Luring entertainers, particularly musicians onto live TV can be tough. Many artists are shy about press especially if the opportunity is not a performance, others are unable to connect live TV audiences with their very digital audiences, and some just don’t care about publicity and very rarely make appearances. Melber often has to sell guests on The Beat, “some artists don’t want to be put in some box to talk about their music and whatever the current issue is this week! I have to tell artists that I am not clout chasing and that I’m trying to talk to them about their work and art – artists are living in a world where everyone is trying to take a piece of them, and I am very conscious of that.” The commodification of policy advocacy can be constricting and some creatives can be at times tokenized into playing sides for social good.
Authenticity is the sweet spot for storytelling and music will always be the first responder, reporting live from the streets of the communities it embodies. Melber recently went down to Atlanta to meet with trap rapper Lil Baby to talk about work, life, and music. Lil Baby’s song “The Bigger Picture,” was released in the wake of George Floyd’s murder and the larger BLM movement in 2020, and was the biggest protest song of that time – garnering over 161 million views on YouTube, premiering in a #1 spot on Apple Music and #3 spot on Spotify’s charts. Lil Baby created the song to talk about police racism and build more community interaction – which is a different narrative and approach than protest anthems of the past like NWA’s “Fuck Tha Police.”
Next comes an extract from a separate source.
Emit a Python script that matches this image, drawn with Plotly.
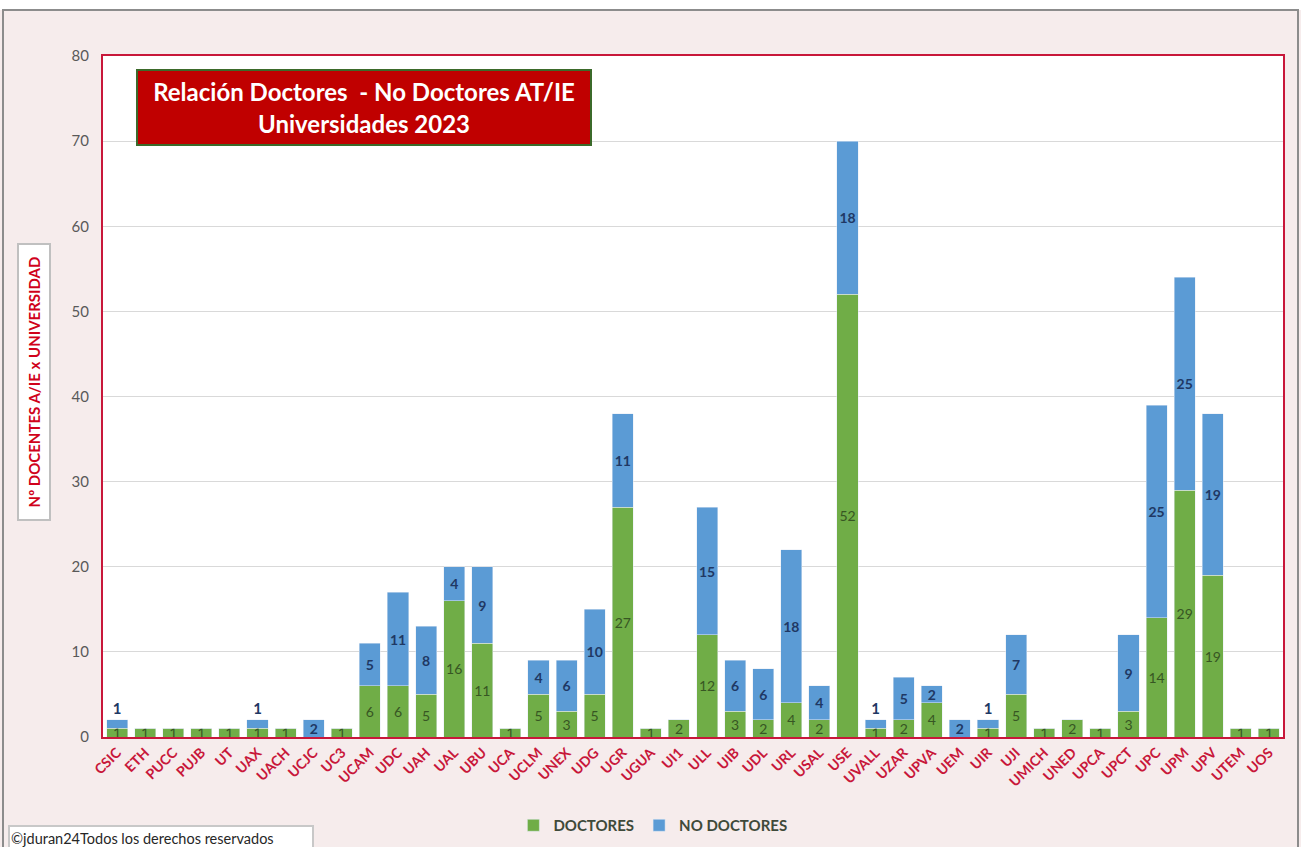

“There’s still going to be a top story, there’s still going to be a banner headline on the screen – there are certain aspects of this that are what the news genre looks like,” says Melber, “you fill those in and figure out how you fit into the news ecosystem and figure out what else you want to say or add – and that’s where the interesting conversations come in. That balkanizing, whether it’s across our society which I think everyone knows about – even within media – is an impediment to the most important cross-cultural conversations we want to have.”
Slicing across cultures is The Beat’s special sauce. Home to two original programs, The Summit Series, featuring interviews with guests at “the summit” of their fields like Bill Gates, Clive Davis, and Fran Lebowitz, along with Mavericks, a music and storytelling concept show as told through the lens of cultural icons like Wu Tang’s RZA, Bon Jovi, Judd Apatow, and Swizz Beats, The Beat brand is strong. “Artists are storytellers and they know how to tell their story and promote their work one way or another – Bob Marley did it differently than Doja Cat but they are both very ambitious.” Mavericks will return for a new season in July with Dave Grohl and Samantha Bee among others.
Originally from Seattle, where he went to the same high school as Jimi Hendrix, Melber has been quoting song lyrics to make sense of life for as long as he can remember, “some of my old friends can’t believe I do this for work now.” Melber is what you might expect someone delivering the news on TV to look like – easy on the eyes, in the suit du jour, with coordinating ties and polished dress shoes. Scouring the internet you will not really find an image of Melber out of his anchor “uniform” and when asked about his fashion sense, Melber laughs and explains candidly “I have never had and do not have any fashion sense – and to avoid public fails, I keep it fairly simple.” Melber goes on about his love of Reebok Classic sneakers – to which he has six pairs in different colors, shares his brother’s disdain for his recent purchase of moccasins with external stitching, and reveals where you might find him when he’s not reporting the news – hiking at a national park, running around Brooklyn or reading at an outdoor cafe.
As the longest-running 6pm ET weekly show in MSNBC’s 25-year history, The Beat reaches over 1 million viewers each time it goes live along with its expanded online audiences across Facebook, Instagram, TikTok, Twitter, and YouTube – each platform complete with its own curated The Beat cultural content. “After personal human relationships – love and family and friends, culture to me is what makes life interesting and fun and what enriches us as humans in society – that’s what we bond over,” expresses Melber, “if you look at the political eras we have been living through, they are deeply tied to different pockets and aspirations of the culture that people want in America.”